Filter: isrc_post_before_insert / isrc_taxonomy_before_insert

This filters are called before the search terms of the current post/taxonomy is inserted into the db. This is a usefull filter if you have your metavalue need more actions to get a search term. i-Search will look for dublicates and filter them out later.

The filter contains only the search terms as an array. You can add or remove data to the array.
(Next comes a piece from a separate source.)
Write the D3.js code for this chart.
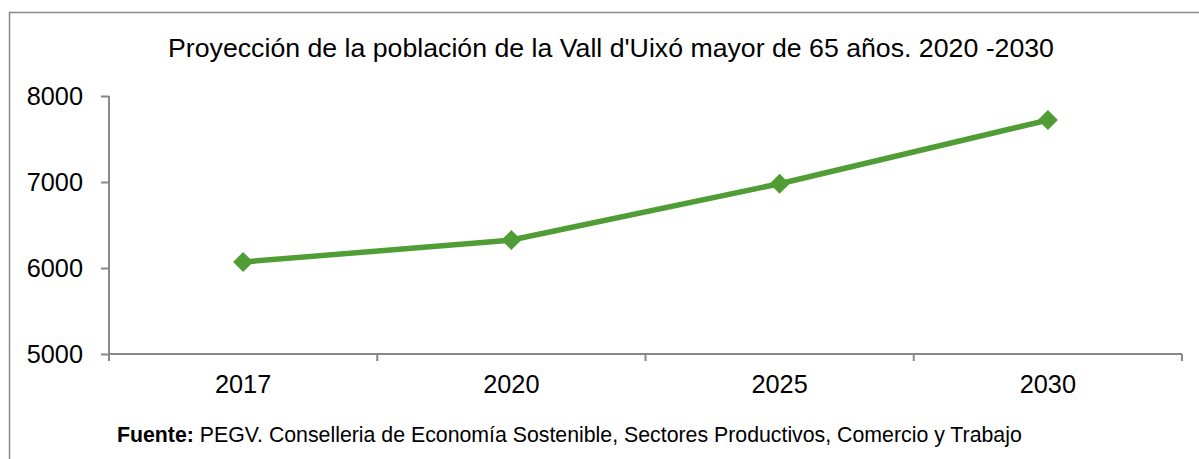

Example to add extra search terms to a post/taxonomy:

function your_function_name( $terms, $post_id, $data ){

  /* get your extra data */
  $isbn = get_post_meta( $post_id, 'isbn', true );

  /* append to $terms */
  $terms[] = $isbn;

  return $terms;


add_filter('isrc_post_before_insert','your_function_name',10 , 3);

7. Shortcodes

i-Search have 1 shortcode with 2 variables to insert the search field into a post.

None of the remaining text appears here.